Sat, 24 Sep, 2005
Spam of consciousness
I don't get many e-mails, at least "real" e-mails from people I know or do business with. I am on some mailing lists, but those are not aimed directly at me. I rejoice when I receive nice comments from readers of this Electron Weblog. Positive messages just make my whole day. But the vast majority of the e-mails I receive, as with most people who use Internet, are SPAM: unsolicited trash advertising, mailed in bulk of billions.
Earthlink's excellent filter removes all of the incoming spam from my main e-mail receiver, and sequesters it in holding files where I can go over it to make sure that no "legitimate" e-mail has been mistakenly filtered. I wrote about this whole process in an entry from November 2004. The situation is the same this year, but instead of an annoyance, I now regard these millions of falling leaves of spam as a kind of surrealistic entertainment. Perhaps it is even a kind of literature, a stream of cyber-consciousness, as the messages from all those made-up but virtually real names reach the filter's inbox.
Having used up the ordinary names, they've opened up their Kleimo Random Name Generator to more ethnic and less common names. But the Random Name Generator doesn't match the ethnicity of first and last names, so I get a wildly globalized mix of spam-names such as "Otthild McCarty" or "Gyuri Goggins" or "Bienvenida Tarlton" or "Concepcion Rutherford." Even more surrealistic is my phantom correspondent "Apolline Blum," who sounds like a character from some risque' novelette from the 1920s. The strings of absurd names and spam texts remind me of the literary experiments of the twentieth century, whether it is Joycean punfests or Gertrude Stein stammers or William Burroughs' weird cut-up verbal collages.

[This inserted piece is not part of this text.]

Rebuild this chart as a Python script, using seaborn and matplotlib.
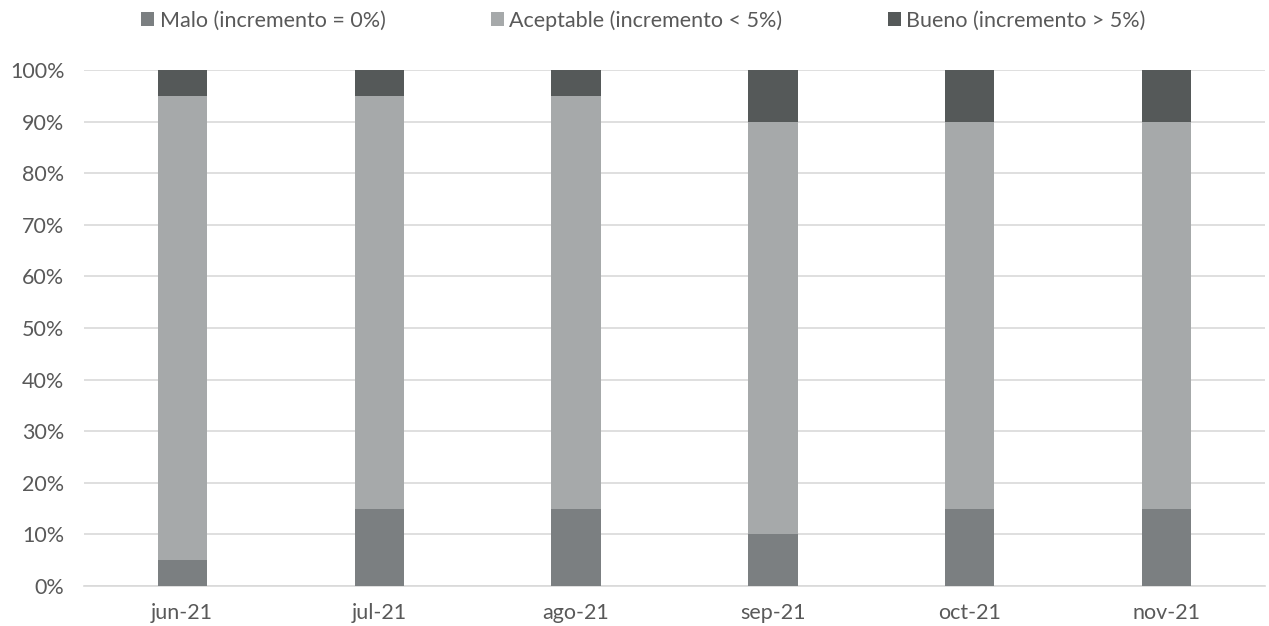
import matplotlib
matplotlib.use("Agg")
import matplotlib.pyplot as plt
import seaborn as sns
import pandas as pd
import numpy as np
from matplotlib.patches import Patch
from matplotlib.ticker import FixedLocator, PercentFormatter

categories = ["jun-21", "jul-21", "ago-21", "sep-21", "oct-21", "nov-21"]
malo = [5, 15, 15, 10, 15, 15]
aceptable = [90, 80, 80, 80, 75, 75]
bueno = [5, 5, 5, 10, 10, 10]
labels = ["Malo (incremento = 0%)", "Aceptable (incremento < 5%)", "Bueno (incremento > 5%)"]
colors = ["#7b7f81", "#a6a9aa", "#555959"]

sns.set_theme(style="white")
plt.rcParams['font.family'] = ['Lato', 'DejaVu Sans']
text_color = "#595959"
fs = 15.5

fig = plt.figure(figsize=(12.69, 6.26), dpi=100)
ax = fig.add_axes([0.066, 0.064, 0.931, 0.824])

cum1 = np.array(malo)
cum2 = cum1 + np.array(aceptable)
cum3 = cum2 + np.array(bueno)

df = pd.DataFrame({"cat": categories, "c1": cum1, "c2": cum2, "c3": cum3})
for col, color in zip(["c3", "c2", "c1"], [colors[2], colors[1], colors[0]]):
    sns.barplot(data=df, x="cat", y=col, color=color, width=0.25, ax=ax,
                saturation=1, edgecolor="none", linewidth=0, zorder=3)

ax.set_xlim(-0.5, 5.5)
ax.set_ylim(0, 100)
ax.set_yticks(np.arange(0, 101, 10))
ax.yaxis.set_major_formatter(PercentFormatter(decimals=0))
ax.grid(axis="y", color="#d9d9d9", linewidth=1.2, zorder=0)
ax.set_axisbelow(True)
for s in ["top", "right", "left"]:
    ax.spines[s].set_visible(False)
ax.spines["bottom"].set_color("#d9d9d9")
ax.spines["bottom"].set_linewidth(1.2)
ax.set_xlabel("")
ax.set_ylabel("")
ax.tick_params(axis="x", which="major", length=0, labelsize=fs, labelcolor=text_color, pad=12)
ax.tick_params(axis="y", length=0, labelsize=fs, labelcolor=text_color, pad=14)
ax.xaxis.set_minor_locator(FixedLocator(np.arange(-0.5, 6, 1.0)))
ax.tick_params(axis="x", which="minor", length=8, color="#d9d9d9", width=1.2)

handles = [Patch(facecolor=c, edgecolor="none") for c in colors]
fig.legend(handles, labels, loc="upper center", bbox_to_anchor=(0.507, 1.015), ncol=3,
           frameon=False, fontsize=fs, labelcolor=text_color, handlelength=0.6,
           handleheight=0.6, handletextpad=0.25, columnspacing=4.9)

fig.savefig("out.png", dpi=100)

When even those names fail to reach the intended targets, the spammers move on to bizarre names concocted of one actual human name and another random word. I have thus received messages from "Pigeonhole Strickland," "Salvage Kaiser," "Stateroom Warren," "Housewares Lowry," and that charming guy "Jeffrey Xylophone." Sorry, Mr. Xylophone, I don't have a house to re-finance my mortgage with.
The funniest and most entertaining spam-names remain the ones which are composed from two not-quite-random dictionary words with a single middle initial. I don't know what the generator program for this one is, but I say that they are not quite random because almost all the words are multi-syllable words that are more than ordinary vocabulary. They are nouns, noun plurals, verbs, verbal forms from past tense to participles; adverbs, adjectives, and even proper nouns such as names of places and people. The name word salad generated by this program, within those parameters, appears to be random, but often results in either hilarious or intriguing combinations. Many of them can be discarded as just combinatoric duds, such as "Ore H. Bruins" or "Extincted B. Reform." But there are so many good ones that it's hard to stop quoting them, the ones which elicit humor and hilarity in my quarantined inbox.
My better correspondents include the canine philosopher "Doggier U. Kierkegaard," the fretting engineer "Distressingly J. Compactest," and the romance novelist "Ravished D. Confrontational." I have received urgent messages from "Grimacing P. Chastised," "Startlingly A. Carouses," "Angrier M. Effervesce," and "Strenuous O. Incremental." Meanwhile, helpful solicitations arrive from "Bahama G. Launderer," "Hairsplitting F. Bingo," and "Lithography E. Bookings."
If I need help with my spiritual life, I could always answer the mails I received from "Cements L. Transubstantiation," "Reorganizing U. Chant," "Syriac U. Conks," or my favorite, "Flapped V. Vatican." But I would much rather seek out the company of computer expert "Cecilia R. Mainframe," feminist "Suffragist F. Separatists," herb-puffing lawyer "Inhalation S. Jurisprudence," or Near Eastern short-order cook "Turk K. Cheeseburgers." Honestly, I am not making any of these "names" up. They all came from real spam mailings.
What are they all trying to sell me? Drugs, drugs, and more drugs. At least recently, all these marvelous monikers come with the same come-ons for online prescription drugs. This virtual crowd with its colorful array of comedic names is a plethora of phantom pharmacists, dealing out endless numbers of pills (many, if not most of them counterfeit) for the ills that we computer-addicted moderns live with. But the drug that they deliver to me is laughter. Here are the winners, the funniest ones I've received so far. Thank you for those lovely drug-logo-embellished napkins, "Unused H. Toiletries." And I share your pain, "Remorse F. Misunderstanding." You are the eight-hundred-pound canary, Mr. "Tweeting Q. Omnivorous." I will not corrupt you, "Precious S. Essence." I love your noble Roman mathematics, "Quirinal H. Exponentiation." And they are all marshaled by their boss, the chief executive of Cloud-Cuckoo Pharmaceutical Marketing, the most apt name of them all: "Quirkiest O. Ironic."